The client has an attic space with a sloped ceiling and an existing platform and a large supply of track in both O and S gauge. The O gauge track was Lionel Fastrack and the S track was the old “S Helper Service” roadbed track which will soon be re-issued by MTH. The client wanted something dramatic that would operate 3 trains at the same time and have lots of scenery, especially mountains and water, and visual action. Later, the client added the requirement that we accommodate his collection of ceramic buildings as well in a ‘Christmas town’ as well as leaving space for another town on the lower level. Finally, the client wanted to do a lot of the scenery himself, especially buildings and trees.

What we came up with was a doubled over reverse loop dogbone for the O gauge lower level and basically plain loops with a couple sidings on the S gauge upper level. TheĀ  reverse loops would feed a main line that would parallel itself most of the way around with both reverse loops hidden inside large mountains. The final result had a grand total of 16 tunnel portals and nine bridges, a canyon nearly 4 feet deep, and a river nearly 3 feet deep separating the layout into two ‘sides’. A lot of the track is hidden but it is all accessible by removable panels or crawl spaces.

All the systems are conventional control with a twist: one of the S gauge trains is a true rarity- an American Flyer DC powered train! So the upper deck is designed to allow either upper track to be DC powered or AC powered using a 4 pole double throw switch.

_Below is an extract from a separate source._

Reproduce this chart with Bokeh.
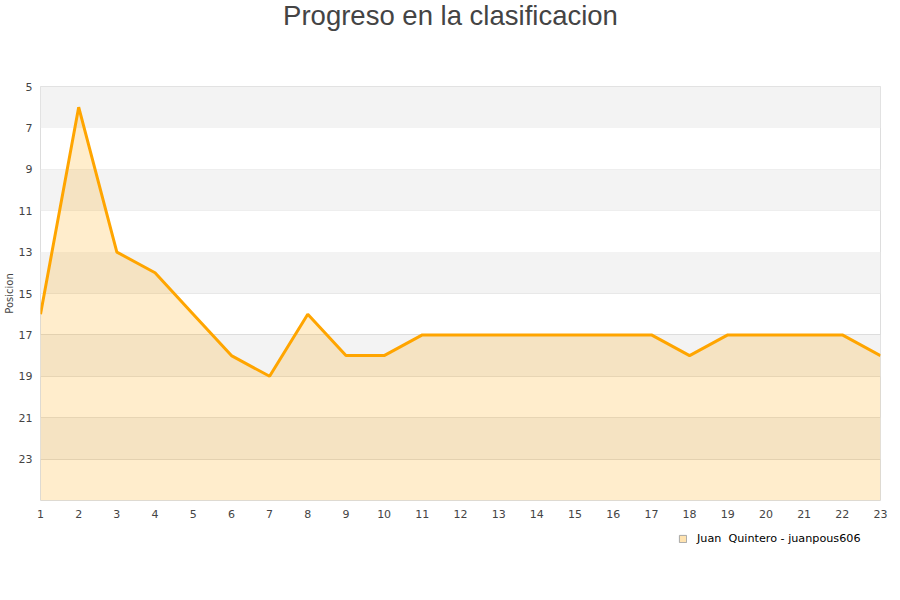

Three of the O Gauge bridges are MTH long truss bridges and one is a Lionel truss bridge. There is also a Lionel girder bridge in the canyon. The stone portion of the viaduct is all hand carved and the elevated steel bridge that crosses the lower O scale track on the curve was custom made of plastic sheet. Both S scale bridges are custom- one is carved rock over foam, the other is Chooch stone over plastic sheet (the later is removable for service).

The huge expanses of rock facing required a new technique which will now become our standard. The substructure was our usual plaster cloth over cardboard lath and newspaper but the outer surface is all Sculptamold troweled on and shaped with a wet brush. This proved MUCH stronger than plaster. We would have destroyed conventional plaster trying to access all the canyon and mountain areas.

All the portals are hand shaped by necessity- all the spaces were difficult to fit and could not easily accommodate pre-made portals.

The client installed the final surface material after a brief introduction to the technique.

The river is Vallejo Water Effects over Vallejo gloss gel medium. It was not practical to try to pour the river. The Vallejo material is harder to use but gives an excellent result in a short time with some skill and practice.

Getting Started. Note the foam structure used to support everything.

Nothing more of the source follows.